To further the goals and motivations of the NSF grant supporting the Imageomics Institute, and to fulfill the requirements from the Data Management Plan (DMP) associated with the grant, all data, model, and code products generated or augmented under the auspices and support of the Institute should adhere to FAIR principles. Datasets that include Indigenous data should also adhere to CARE principles.

This means the following policy applies for digital products of the Imageomics Institute:

  1. All digital products (code, data, models, documentation, tutorials, etc) are to be released such that they are accessible to the public, at the latest by the time of associated paper publication, under an Open Content license or terms of use.

    • Educational materials are outside of the scope of this policy, but are encouraged to follow these guidelines nonetheless.
  2. Code is to be released under an OSI-approved open source license, or to the public domain (for example, by applying a CC-Zero waiver).

    • This should be in a well-documented GitHub repository that follows the format specified in the Institute GitHub Repo Guide.

    • If associated with a publication, code should be versioned with a release linked to a DOI that can be referenced in the publication.

  3. Data, documents, tutorials, etc are to be released either to the public domain (for example, by applying a CC-Zero waiver), or under terms no more restrictive than requiring attribution (such as CC-BY).

    • For image and video datasets, this only applies to items that are not already licensed by (and thus used under license from) a third party.

    • For datasets that include Indigenous data, see Carroll et al (2020) and Carroll et al (2021) for reconciling FAIR and CARE principles for scientific data.

    • Datasets collected in whole or in part from regions that harbor Indigenous researchers are to at least adhere to the Collective Benefit principle (the C in CARE), even if they have been expressly released from or are otherwise entirely unencumbered by Indigenous rights.

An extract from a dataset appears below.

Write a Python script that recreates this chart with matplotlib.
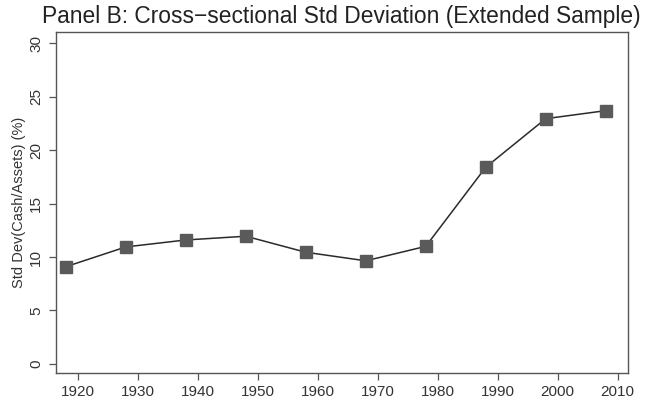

Specifically, at a minimum they are to be made available to respective Indigenous researchers with the least obstacles possible.

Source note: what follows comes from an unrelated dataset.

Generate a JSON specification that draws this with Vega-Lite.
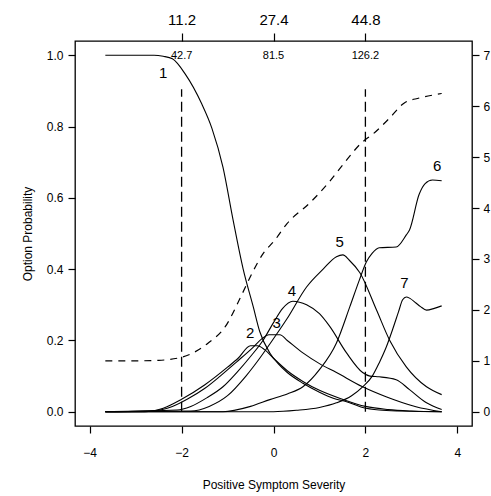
{
  "$schema": "https://vega.github.io/schema/vega-lite/v6.json",
  "autosize": "none",
  "width": 397,
  "height": 385,
  "padding": {"left": 75, "top": 41, "right": 19, "bottom": 70},
  "background": "white",
  "config": {
    "view": {"stroke": "black", "strokeWidth": 1.3},
    "axis": {"domain": false, "grid": false, "tickColor": "black", "tickSize": 7, "tickWidth": 1.2, "labelColor": "black", "labelFont": "Liberation Sans", "titleFont": "Liberation Sans", "titleFontWeight": "normal", "titleColor": "black", "labelFontSize": 12, "titleFontSize": 12}
  },
  "datasets": {
    "curves": [
      {"c":"1","x":-3.66,"p":1.0},{"c":"1","x":-3.0,"p":1.0},{"c":"1","x":-2.6,"p":1.0},{"c":"1","x":-2.4,"p":0.997},{"c":"1","x":-2.2,"p":0.99},{"c":"1","x":-1.92,"p":0.947},{"c":"1","x":-1.56,"p":0.863},{"c":"1","x":-1.34,"p":0.795},{"c":"1","x":-1.1,"p":0.686},{"c":"1","x":-0.88,"p":0.538},{"c":"1","x":-0.66,"p":0.4},{"c":"1","x":-0.44,"p":0.294},{"c":"1","x":-0.3,"p":0.225},{"c":"1","x":-0.08,"p":0.165},{"c":"1","x":0.1,"p":0.135},{"c":"1","x":0.3,"p":0.11},{"c":"1","x":0.64,"p":0.08},{"c":"1","x":1.0,"p":0.055},{"c":"1","x":1.3,"p":0.038},{"c":"1","x":1.59,"p":0.028},{"c":"1","x":1.94,"p":0.012},{"c":"1","x":2.3,"p":0.005},{"c":"1","x":2.8,"p":0.002},{"c":"1","x":3.66,"p":0.0},
      {"c":"2","x":-3.66,"p":0},{"c":"2","x":-2.8,"p":0.0},{"c":"2","x":-2.4,"p":0.01},{"c":"2","x":-2.0,"p":0.035},{"c":"2","x":-1.5,"p":0.075},{"c":"2","x":-1.0,"p":0.125},{"c":"2","x":-0.77,"p":0.15},{"c":"2","x":-0.5,"p":0.185},{"c":"2","x":-0.35,"p":0.185},{"c":"2","x":-0.2,"p":0.175},{"c":"2","x":0.0,"p":0.15},{"c":"2","x":0.3,"p":0.115},{"c":"2","x":0.64,"p":0.085},{"c":"2","x":1.0,"p":0.06},{"c":"2","x":1.5,"p":0.035},{"c":"2","x":2.0,"p":0.015},{"c":"2","x":2.5,"p":0.006},{"c":"2","x":3.0,"p":0.002},{"c":"2","x":3.66,"p":0},
      {"c":"3","x":-3.66,"p":0},{"c":"3","x":-2.6,"p":0.003},{"c":"3","x":-2.2,"p":0.015},{"c":"3","x":-1.88,"p":0.035},{"c":"3","x":-1.5,"p":0.065},{"c":"3","x":-1.16,"p":0.1},{"c":"3","x":-0.8,"p":0.14},{"c":"3","x":-0.45,"p":0.18},{"c":"3","x":-0.25,"p":0.205},{"c":"3","x":-0.1,"p":0.216},{"c":"3","x":0.14,"p":0.216},{"c":"3","x":0.3,"p":0.2},{"c":"3","x":0.64,"p":0.165},{"c":"3","x":1.0,"p":0.135},{"c":"3","x":1.37,"p":0.11},{"c":"3","x":1.94,"p":0.07},{"c":"3","x":2.45,"p":0.042},{"c":"3","x":3.1,"p":0.014},{"c":"3","x":3.66,"p":0.0},
      {"c":"4","x":-3.66,"p":0},{"c":"4","x":-2.1,"p":0.005},{"c":"4","x":-1.8,"p":0.015},{"c":"4","x":-1.44,"p":0.04},{"c":"4","x":-1.1,"p":0.07},{"c":"4","x":-0.8,"p":0.11},{"c":"4","x":-0.5,"p":0.155},{"c":"4","x":-0.23,"p":0.2},{"c":"4","x":0.0,"p":0.25},{"c":"4","x":0.2,"p":0.29},{"c":"4","x":0.42,"p":0.31},{"c":"4","x":0.72,"p":0.3},{"c":"4","x":1.0,"p":0.275},{"c":"4","x":1.22,"p":0.24},{"c":"4","x":1.59,"p":0.165},{"c":"4","x":1.94,"p":0.11},{"c":"4","x":2.1,"p":0.1},{"c":"4","x":2.3,"p":0.098},{"c":"4","x":2.67,"p":0.09},{"c":"4","x":2.96,"p":0.062},{"c":"4","x":3.33,"p":0.025},{"c":"4","x":3.66,"p":0.006},
      {"c":"5","x":-3.66,"p":0},{"c":"5","x":-1.8,"p":0.002},{"c":"5","x":-1.4,"p":0.015},{"c":"5","x":-1.0,"p":0.045},{"c":"5","x":-0.6,"p":0.1},{"c":"5","x":-0.3,"p":0.15},{"c":"5","x":-0.08,"p":0.19},{"c":"5","x":0.29,"p":0.26},{"c":"5","x":0.72,"p":0.35},{"c":"5","x":1.08,"p":0.4},{"c":"5","x":1.37,"p":0.435},{"c":"5","x":1.51,"p":0.44},{"c":"5","x":1.65,"p":0.425},{"c":"5","x":1.88,"p":0.39},{"c":"5","x":2.24,"p":0.286},{"c":"5","x":2.53,"p":0.2},{"c":"5","x":2.89,"p":0.126},{"c":"5","x":3.33,"p":0.07},{"c":"5","x":3.66,"p":0.048},
      {"c":"6","x":-3.66,"p":0},{"c":"6","x":-1.1,"p":0.0},{"c":"6","x":-0.5,"p":0.015},{"c":"6","x":-0.08,"p":0.034},{"c":"6","x":0.3,"p":0.05},{"c":"6","x":0.64,"p":0.07},{"c":"6","x":1.0,"p":0.118},{"c":"6","x":1.37,"p":0.193},{"c":"6","x":1.66,"p":0.294},{"c":"6","x":1.87,"p":0.37},{"c":"6","x":2.02,"p":0.42},{"c":"6","x":2.15,"p":0.445},{"c":"6","x":2.3,"p":0.46},{"c":"6","x":2.67,"p":0.462},{"c":"6","x":2.89,"p":0.496},{"c":"6","x":2.96,"p":0.51},{"c":"6","x":3.17,"p":0.61},{"c":"6","x":3.3,"p":0.64},{"c":"6","x":3.46,"p":0.65},{"c":"6","x":3.66,"p":0.648},
      {"c":"7","x":-3.66,"p":0},{"c":"7","x":0.0,"p":0.0},{"c":"7","x":0.5,"p":0.004},{"c":"7","x":1.0,"p":0.012},{"c":"7","x":1.37,"p":0.025},{"c":"7","x":1.7,"p":0.045},{"c":"7","x":1.94,"p":0.07},{"c":"7","x":2.15,"p":0.1},{"c":"7","x":2.3,"p":0.137},{"c":"7","x":2.45,"p":0.18},{"c":"7","x":2.59,"p":0.23},{"c":"7","x":2.72,"p":0.28},{"c":"7","x":2.81,"p":0.314},{"c":"7","x":2.89,"p":0.322},{"c":"7","x":2.97,"p":0.318},{"c":"7","x":3.1,"p":0.305},{"c":"7","x":3.2,"p":0.295},{"c":"7","x":3.33,"p":0.285},{"c":"7","x":3.5,"p":0.29},{"c":"7","x":3.66,"p":0.297}
    ],
    "labels": [
      {"t":"1","x":-2.4,"p":0.95},{"t":"2","x":-0.51,"p":0.22},{"t":"3","x":0.07,"p":0.25},{"t":"4","x":0.4,"p":0.34},{"t":"5","x":1.44,"p":0.476},{"t":"6","x":3.56,"p":0.69},{"t":"7","x":2.85,"p":0.36}
    ],
    "inside": [
      {"t":"42.7","x":-2,"p":0.997},{"t":"81.5","x":0,"p":0.997},{"t":"126.2","x":2,"p":0.997}
    ],
    "rules": [
      {"x":-2,"p0":0,"p1":0.905},{"x":2,"p0":0,"p1":0.905}
    ],
    "tcc": [
      {"x":-3.66,"e":1.0},{"x":-3.0,"e":1.0},{"x":-2.5,"e":1.01},{"x":-2.0,"e":1.07},{"x":-1.7,"e":1.18},{"x":-1.42,"e":1.35},{"x":-1.05,"e":1.67},{"x":-0.69,"e":2.3},{"x":-0.45,"e":2.75},{"x":-0.23,"e":3.1},{"x":0.03,"e":3.37},{"x":0.29,"e":3.69},{"x":0.79,"e":4.1},{"x":1.2,"e":4.5},{"x":1.5,"e":4.84},{"x":1.94,"e":5.3},{"x":2.16,"e":5.45},{"x":2.53,"e":5.77},{"x":2.84,"e":6.06},{"x":3.17,"e":6.16},{"x":3.54,"e":6.23},{"x":3.66,"e":6.25}
    ]
  },
  "layer": [
    {
      "layer": [
        {
          "data": {"name": "curves"},
          "mark": {"type": "line", "color": "black", "strokeWidth": 1.1, "interpolate": "monotone"},
          "encoding": {
            "x": {"field": "x", "type": "quantitative", "scale": {"domain": [-4.32, 4.32], "nice": false, "zero": false},
                  "axis": {"orient": "bottom", "values": [-4, -2, 0, 2, 4], "title": "Positive Symptom Severity", "labelPadding": 14, "titlePadding": 21}},
            "y": {"field": "p", "type": "quantitative", "scale": {"domain": [-0.04, 1.04], "nice": false, "zero": false},
                  "axis": {"orient": "left", "values": [0, 0.2, 0.4, 0.6, 0.8, 1.0], "format": ".1f", "title": "Option Probability", "labelPadding": 5, "titlePadding": 12}},
            "detail": {"field": "c", "type": "nominal"}
          }
        },
        {
          "data": {"name": "rules"},
          "mark": {"type": "rule", "color": "black", "strokeWidth": 1.3, "strokeDash": [10, 5]},
          "encoding": {
            "x": {"field": "x", "type": "quantitative"},
            "y": {"field": "p0", "type": "quantitative"},
            "y2": {"field": "p1"}
          }
        },
        {
          "data": {"name": "labels"},
          "mark": {"type": "text", "font": "Liberation Sans", "fontSize": 15, "color": "black"},
          "encoding": {
            "x": {"field": "x", "type": "quantitative"},
            "y": {"field": "p", "type": "quantitative"},
            "text": {"field": "t"}
          }
        },
        {
          "data": {"name": "inside"},
          "mark": {"type": "text", "font": "Liberation Sans", "fontSize": 11, "color": "black"},
          "encoding": {
            "x": {"field": "x", "type": "quantitative"},
            "y": {"field": "p", "type": "quantitative"},
            "text": {"field": "t"}
          }
        }
      ]
    },
    {
      "data": {"name": "tcc"},
      "mark": {"type": "line", "color": "black", "strokeWidth": 1.2, "strokeDash": [7, 6], "interpolate": "monotone"},
      "encoding": {
        "x": {"field": "x", "type": "quantitative",
              "axis": {"orient": "top", "values": [-2, 0, 2], "title": null, "labelFontSize": 15, "tickSize": 8, "labelPadding": 6,
                       "labelExpr": "datum.value == -2 ? '11.2' : datum.value == 0 ? '27.4' : '44.8'"}},
        "y": {"field": "e", "type": "quantitative", "scale": {"domain": [-0.28, 7.28], "nice": false, "zero": false},
              "axis": {"orient": "right", "values": [0, 1, 2, 3, 4, 5, 6, 7], "title": null, "labelPadding": 4}}
      }
    }
  ],
  "resolve": {"scale": {"y": "independent"}, "axis": {"x": "independent", "y": "independent"}}
}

    • For ML-ready datasets, for storage, version control, and sharing we recommend using Hugging Face Dataset Hub, which provides for rich metadata description in the form of a Dataset Card. (See Imageomics datasets published there as examples.)

    • Refer to the Imageomics Hugging Face and Metadata guides for best-practices and further guidance.

  4. ML models are to be released under an OSI-approved open source license or to the public domain (for example, by applying a CC-Zero waiver). In the case of potentially sensitive models or data (e.g., endangered species information), an Open Responsible AI License (Open RAIL-M) may be considered.

  5. All code, data, and models published on the Imageomics Organization (GitHub or Hugging Face) must be reviewed and approved by the Senior Data Scientist or Institute leadership prior to DOI generation.

    • Further guidance and resources to best adhere to Institute standards can be found in the Imageomics Guide.